Caveat Emptor by Charles R. Sowell

The following article was written by Charles R. Sowell, General Counsel for the Alabama Real Estate Commission, and originally appeared in the Alabama Real Estate Commission Newsletter: UPDATE, Fall 1993.  The entire article is provided with permission of the author. 

It should be noted that Caveat Emptor and the following article relate ONLY to people buying & selling houses in the state of ALABAMA and their agents.
Caveat emptor is a latin phrase which means "let the buyer beware." This phrase is the basis of the controlling legal doctrine in the sale of used houses with material defect.

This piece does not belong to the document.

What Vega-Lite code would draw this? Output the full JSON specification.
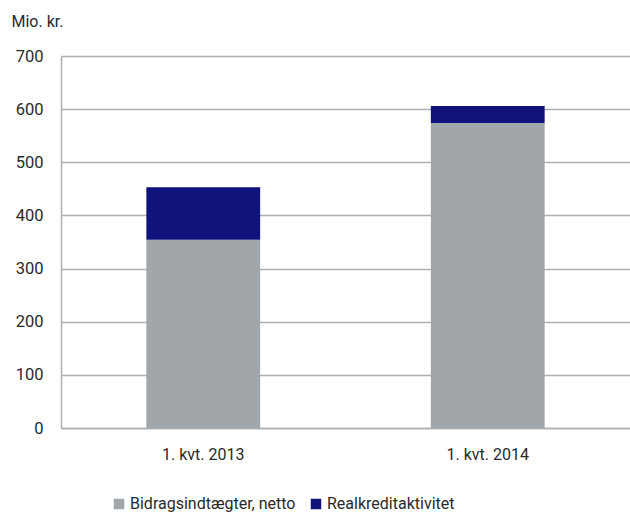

It was most prominently set out by the Alabama Supreme Court in the landmark case styled Cashion v. Ahmadi, 345 So.2d 268 (Alabama 1977) and was further addressed in a case styled Ray v. Montgomery, 399 So.2d 230 (Alabama 1980). Several cases have appeared since 1980 dealing with the principle of caveat emptor. These cases taken together with Cashion and Ray set out the law in this area, and it can be a bit difficult to follow. I am going to try to simplify the cases and explain what they generally mean to sellers, agents, and buyers.
First, it is important to remember that the court in a 1971 case abolished caveat emptor in the sale of new homes, but the court has on several occasions reaffirmed that caveat emptor is the law in used home sales. Caveat Emptor does not apply to the sale of new homes.
In the Cashion case the buyer of a used home sued the seller and the listing agent after the buyer discovered that the basement leaked. The buyer was not successful because the court applied caveat Emptor and said in effect that neither the seller nor the seller's agent had an affirmative duty to disclose a material defect in the home, unless the defect was known and could adversely affect the health or safety of the buyer. Affirmative duty means voluntary disclosure without being asked. A material defect is best defined as one which would be a significant factor in a buyer's decision to buy or not buy a particular house.
This case was followed by Ray where the buyer sued the seller after discovering that the used house purchased had termite damage so extensive that it threatened the structural integrity of the house. The house was sold "as is." The court held in favor of the seller, citing caveat emptor. The court said the damage seemed sufficient to be "health or safety" consideration, but the buyer still had no case because the condition could have been discovered by the buyer with ordinary diligence by inspection of the house.
Most of of the lessons of caveat emptor should be obvious. When a buyer who finds after a sale that the used house purchased has a material defect, neither the seller nor the seller's agents will be responsible unless the buyer can prove the following:

1) There was a material defect which adversely affects health or safety;

2) The seller or the seller's agents knew of the defect before the sale;

3) The defect was such that it could not be discovered by due diligence; and

4) The house was not bought "as is."

A buyer's agent who knows of material defects is in a very different position. Agents of the buyer have a responsibility under the law of agency to tell the buyer everything known about a transaction. Caveat Emptor does not apply, and offers no protection to agents of the buyer.
It must be noted that the court has used language which seems to indicate that a known, latent defect involving health or safety might not be covered by caveat emptor. A latent defect is one that is hidden or not apparent on the surface and, therefore, cannot be discovered by due diligence.
The principles of caveat emptor do not allow a seller or the seller's agents to engage in fraud, or deceit, or to make misrepresentations about the condition of the property. The law is clear that when a buyer asks a question about a specific property condition, the answers must be truthful and complete. Likewise, a seller or seller's agents can be liable for fraud if they knowingly take actin to conceal a material fact with intent to deceive or mislead the buyer. Misrepresentations and fraudulent action are very different from simply remaining silent about matters one has no duty to disclose.
Section 24-27-36(a)(3) Code of Alabama 1975, as amended, provides that a real estate licensee may have his or her license revoked for "...failing to disclose to a potential purchaser...any latent structural defect or any other defect known to the licensee..." Does this somehow conflict with all the case law on caveat emptor? The answer is no. It is the job of the courts to flesh out and apply statutes such as this one to real life situations. The courts have spoken specifically to the duties of agents in these cases. The law is what the cases say it is. 
Finally, the purpose of this article is to state what the law is, and how it is applied to those having roles in used residential real estate transactions. The Commission is bound by the law in its enforcement actions. Real estate licensees who operate within the law, even if only the minimum requirements of the law, are free to rely upon caveat emptor in their business dealings. Many companies do not agree with the results of the principles of caveat Emptor, only accepting listings on homes where the owner consents to full disclosure about the condition of the house being sold. These companies are certainly free to exercise this business judgment.
Again, it should be noted that Caveat Emptor and the preceding article relate ONLY to people buying & selling houses in the state of ALABAMA and their agents.